Books • 23 May 2026
How To Know a Person

Book details
- Author
- David Brooks
- Rating
- ★★★★☆
- Book type
- Non-fiction
- Book format
- Ebook
I absolutely loved this book, and I captured dozens of quotes.
If it hadn’t felt slightly dragged out towards the end (a few superfluous chapters), this would have been five stars. Even so, I’d still recommend it wholeheartedly to almost anyone. It’s one of those rare books where you find yourself thinking, ‘I wish everyone could read this’.
I learnt so much about how to better relate to the people around me. Most of all, I came away determined to become more of what David Brooks refers to as an ‘illuminator’:
Illuminators… have a persistent curiosity about other people. They have been trained or have trained themselves in the craft of understanding others.
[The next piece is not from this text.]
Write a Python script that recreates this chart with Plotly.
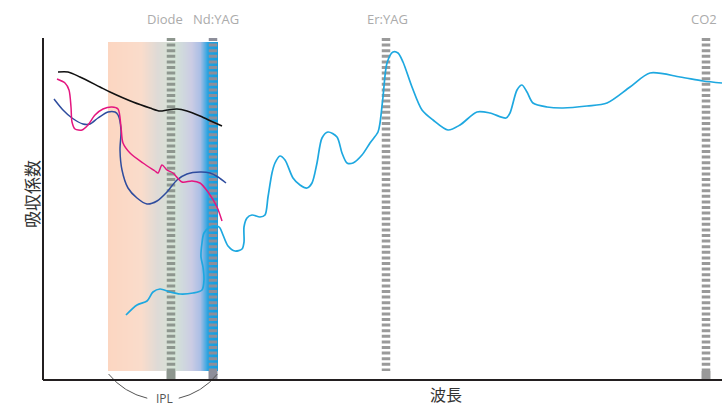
import numpy as np
import plotly.graph_objects as go

# ---------------- data (x: wavelength position, y: absorption, arbitrary units) ----------------
black_x = [15, 25, 37, 57, 67, 90, 107, 117, 124, 134, 144, 157, 170, 179]
black_y = [308, 308, 303, 293, 288, 278, 272, 269, 270, 271, 269, 264, 258, 254]

magenta_x = [14, 22, 26, 28, 29, 32, 39, 45, 52, 60, 69, 75, 78, 80, 87, 100, 112, 115, 119, 124,
             130, 139, 149, 157, 165, 174, 179]
magenta_y = [301, 297, 290, 273, 258, 251, 250, 255, 265, 271, 273, 271, 253, 237, 227, 217, 209, 207,
             215, 210, 207, 198, 199, 197, 188, 173, 159]

navy_x = [11, 20, 29, 40, 47, 55, 65, 72, 75, 78, 77, 79, 85, 94, 104, 114, 124, 134, 144, 157, 167, 175, 183]
navy_y = [281, 270, 262, 256, 256, 262, 268, 268, 265, 250, 230, 210, 192, 182, 176, 179, 188, 200, 206,
          208, 207, 203, 197]

water_x = [83, 94, 104, 110, 117, 127, 137, 150, 159, 161, 160, 158, 159, 161, 167, 174, 177, 180, 185,
           192, 199, 201, 201, 204, 209, 217, 222, 225, 229, 232, 237, 242, 250, 257, 264, 269, 274,
           279, 285, 294, 299, 304, 310, 319, 327, 335, 337, 340, 344, 350, 355, 360, 369, 379, 390,
           405, 417, 434, 447, 463, 467, 474, 479, 484, 490, 504, 520, 544, 564, 587, 607, 637, 660, 679]
water_y = [65, 75, 79, 88, 91, 88, 86, 87, 90, 100, 113, 123, 137, 147, 153, 154, 152, 145, 134,
           129, 131, 138, 153, 162, 165, 163, 165, 183, 207, 217, 224, 220, 202, 195, 192, 197, 217,
           242, 248, 243, 227, 217, 217, 225, 237, 248, 257, 283, 317, 328, 327, 318, 293, 270, 260,
           250, 255, 268, 267, 262, 267, 290, 295, 288, 277, 273, 272, 274, 277, 293, 307, 303, 299, 297]

laser_names = ["Diode", "Nd:YAG", "Er:YAG", "CO2"]
laser_x = [128, 170, 343, 663]
laser_label_x = [122, 173, 344, 661]
laser_colors = ["#8E978F", "#8D8E9A", "#9A9A9A", "#999999"]
laser_base = [True, True, False, True]

band_x0, band_x1 = 65, 175          # IPL band
band_y0, band_y1 = 9, 338
band_colors = [[0.0, "#FCD6C1"], [0.30, "#FADCCB"], [0.45, "#DEDAD6"], [0.60, "#D4E4D6"],
               [0.76, "#CBCCE4"], [0.84, "#A9BEE5"], [0.91, "#25A2E0"], [1.0, "#139DDF"]]

axis_top = 342
x_min, x_max = -43, 679
y_min, y_max = -26, 380

fig = go.Figure()

# IPL gradient band
nb = 220
edges = np.linspace(band_x0, band_x1, nb + 1)
fig.add_trace(go.Heatmap(x=edges, y=[band_y0, band_y1], z=[np.linspace(0, 1, nb)],
                         colorscale=band_colors, showscale=False, hoverinfo="skip", zsmooth=False))

# laser lines
half_w = 4.5
for name, lx, col, base in zip(laser_names, laser_x, laser_colors, laser_base):
    fig.add_trace(go.Scatter(x=[lx, lx], y=[axis_top, band_y0], mode="lines",
                             line=dict(color=col, width=8.5, dash="3px,2.6px"),
                             hoverinfo="skip", showlegend=False))
    if base:
        fig.add_shape(type="rect", x0=lx - half_w, x1=lx + half_w, y0=0, y1=band_y0,
                      fillcolor=col, line=dict(width=0), layer="below")

# absorption curves
curves = [(black_x, black_y, "#111111", 1.6),
          (navy_x, navy_y, "#2E4C9E", 1.5),
          (magenta_x, magenta_y, "#E4167F", 1.5),
          (water_x, water_y, "#1EA8E0", 1.7)]
for cx, cy, col, w in curves:
    fig.add_trace(go.Scatter(x=cx, y=cy, mode="lines", line=dict(color=col, width=w, shape="spline", smoothing=0.8),
                             hoverinfo="skip", showlegend=False))

# IPL bracket arc
arc_cx = (band_x0 + band_x1) / 2
arc_cy, arc_r = 50, 70
for a0, a1 in [(-141, -103), (-77, -39)]:
    t = np.radians(np.linspace(a0, a1, 40))
    fig.add_trace(go.Scatter(x=arc_cx + arc_r * np.cos(t), y=arc_cy + arc_r * np.sin(t), mode="lines",
                             line=dict(color="#555555", width=1), hoverinfo="skip", showlegend=False))

# axes lines
fig.add_shape(type="line", x0=0, x1=0, y0=0, y1=axis_top, line=dict(color="#231F20", width=2))
fig.add_shape(type="line", x0=0, x1=x_max, y0=0, y1=0, line=dict(color="#231F20", width=2))

# labels
for name, lx in zip(laser_names, laser_label_x):
    fig.add_annotation(x=lx, y=361.5, text=name, showarrow=False,
                       font=dict(family="Open Sans", size=13, color="#ABABAB"))
fig.add_annotation(x=arc_cx + 1, y=-18.5, text="IPL", showarrow=False, borderpad=0,
                   font=dict(family="Open Sans", size=12, color="#555555"))
fig.add_annotation(x=-12, y=186, text="吸収係数", textangle=-90, showarrow=False,
                   font=dict(family="Noto Sans CJK JP", size=17, color="#333333"))
fig.add_annotation(x=403, y=-14, text="波長", showarrow=False, borderpad=0,
                   font=dict(family="Noto Sans CJK JP", size=16, color="#333333"))

fig.update_layout(width=722, height=406, margin=dict(l=0, r=0, t=0, b=0),
                  paper_bgcolor="white", plot_bgcolor="white", showlegend=False,
                  xaxis=dict(range=[x_min, x_max], visible=False, fixedrange=True),
                  yaxis=dict(range=[y_min, y_max], visible=False, fixedrange=True))

fig.write_html("out.html", config={"displayModeBar": False},
               post_script="document.body.style.margin='0px';document.body.style.overflow='hidden';")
They know what to look for and how to ask the right questions at the right time. They shine the brightness of their care on people and make them feel bigger, deeper, respected, lit up. I’m sure you’ve experienced a version of this: You meet somebody who seems wholly interested in you, who gets you, who helps you name and see things in yourself that maybe you hadn’t even yet put into words, and you become a better version of yourself. A biographer of the novelist E. M. Forster wrote, “To speak to him was to be seduced by an inverse charisma, a sense of being listened to with such intensity that you had to be your most honest, sharpest, and best self.” Imagine how good it would be to be that guy.